▸ Work to be completed
Below are some records. Copy every line in them that holds "with".

▸ Records for the task
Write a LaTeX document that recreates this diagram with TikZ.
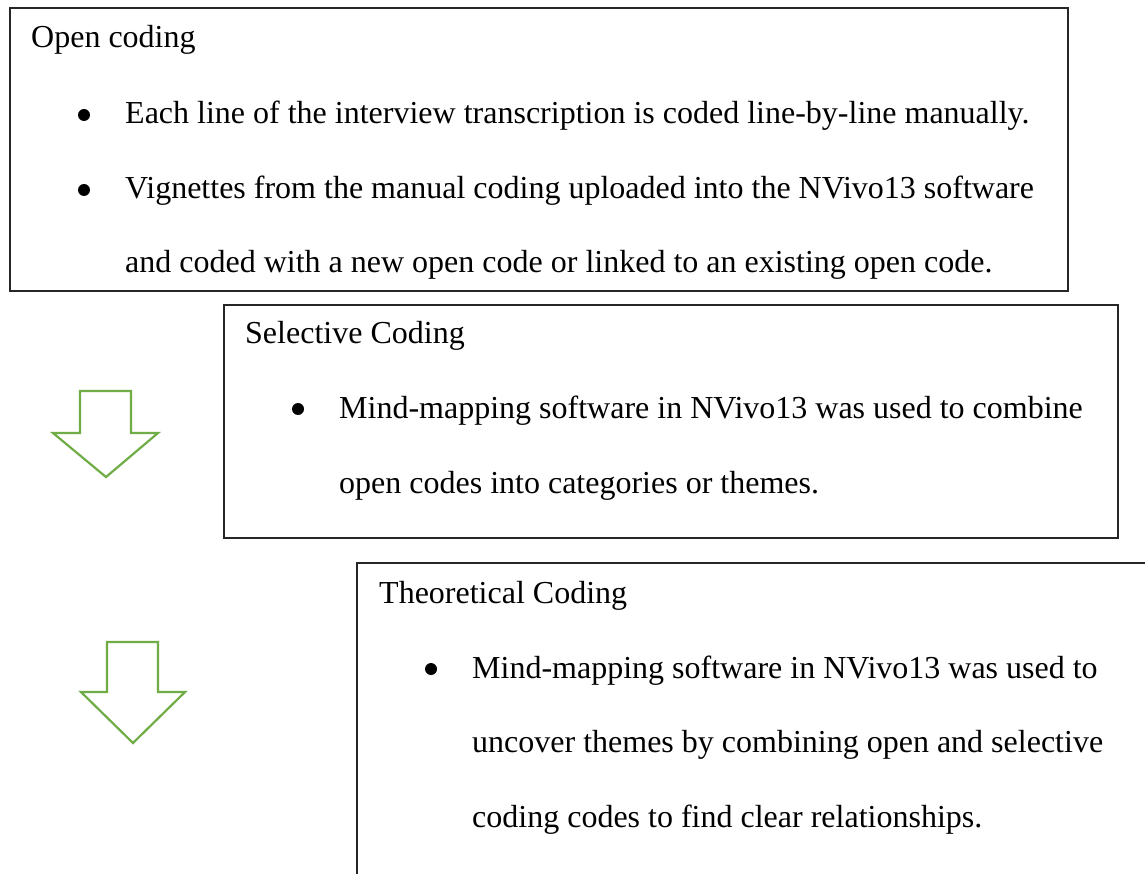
\documentclass[tikz,border=0pt]{standalone}
\usepackage{fontspec}
\setmainfont{Liberation Serif}
\definecolor{arrowgreen}{HTML}{70AD47}
\definecolor{boxline}{HTML}{262626}
\tikzset{
  boxframe/.style={draw=boxline, line width=1.3pt},
  txt/.style={anchor=base west, inner sep=0pt, font=\fontsize{32}{36}\selectfont},
  bul/.style={circle, fill=black, inner sep=0pt, minimum size=12pt},
  hollowarrow/.style={draw=arrowgreen, line width=2.2pt, fill=white, line join=miter},
}
\begin{document}
\begin{tikzpicture}[x=1pt,y=-1pt]
\useasboundingbox (0,0) rectangle (1145,874);
\clip (0,0) rectangle (1145,874);
\fill[white] (0,0) rectangle (1145,874);

% Box 1: Open coding
\draw[boxframe] (10,8) rectangle (1068,291);
\node[txt] (t1) at (31,48) {Open coding};
\node[bul] (b1a) at (84,115) {};
\node[txt] (l1a) at (125,124) {Each line of the interview transcription is coded line-by-line manually.};
\node[bul] (b1b) at (84,190) {};
\node[txt] (l1b) at (125,199) {Vignettes from the manual coding uploaded into the NVivo13 software};
\node[txt] (l1c) at (125,273) {and coded with a new open code or linked to an existing open code.};

% Box 2: Selective Coding
\draw[boxframe] (224,305) rectangle (1118,538);
\node[txt] (t2) at (245,343) {Selective Coding};
\node[bul] (b2a) at (298,409) {};
\node[txt] (l2a) at (339,418) {Mind-mapping software in NVivo13 was used to combine};
\node[txt] (l2b) at (339,493) {open codes into categories or themes.};

% Box 3: Theoretical Coding (runs off the bottom and right edges)
\draw[boxframe] (357,890) -- (357,563) -- (1160,563);
\node[txt] (t3) at (379,603) {Theoretical Coding};
\node[bul] (b3a) at (431,669) {};
\node[txt] (l3a) at (472,678) {Mind-mapping software in NVivo13 was used to};
\node[txt] (l3b) at (472,752) {uncover themes by combining open and selective};
\node[txt] (l3c) at (472,827) {coding codes to find clear relationships.};

% Hollow down arrows
\draw[hollowarrow] (80,391) -- (131,391) -- (131,433) -- (158,433) -- (106,477)
  -- (53,433) -- (80,433) -- cycle;
\draw[hollowarrow] (107,642) -- (158,642) -- (158,692) -- (185,692) -- (133,743)
  -- (81,692) -- (107,692) -- cycle;
\end{tikzpicture}
\end{document}
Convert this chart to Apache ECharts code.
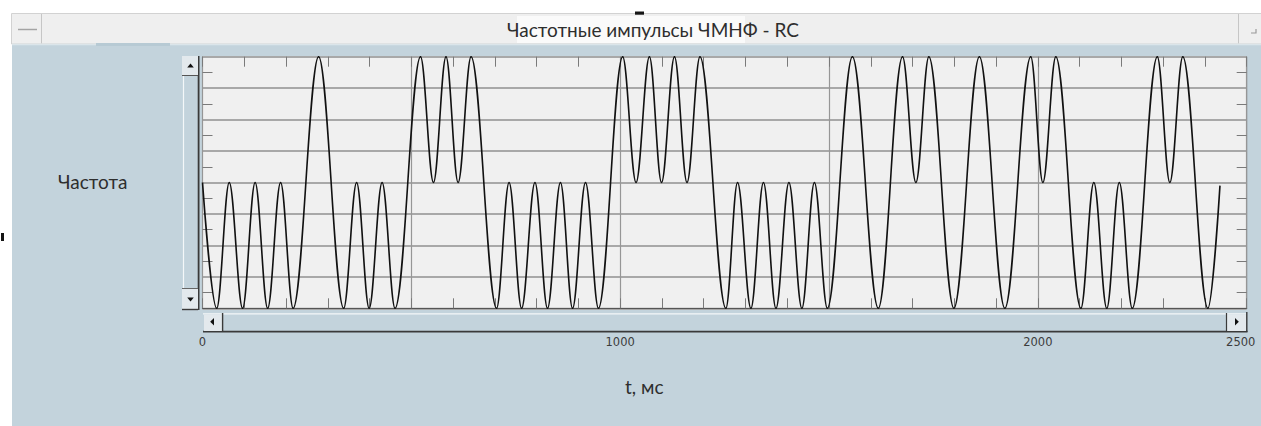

▸ Task result
Write a LaTeX document that recreates this diagram with TikZ.
\node[txt] (l1c) at (125,273) {and coded with a new open code or linked to an existing open code.};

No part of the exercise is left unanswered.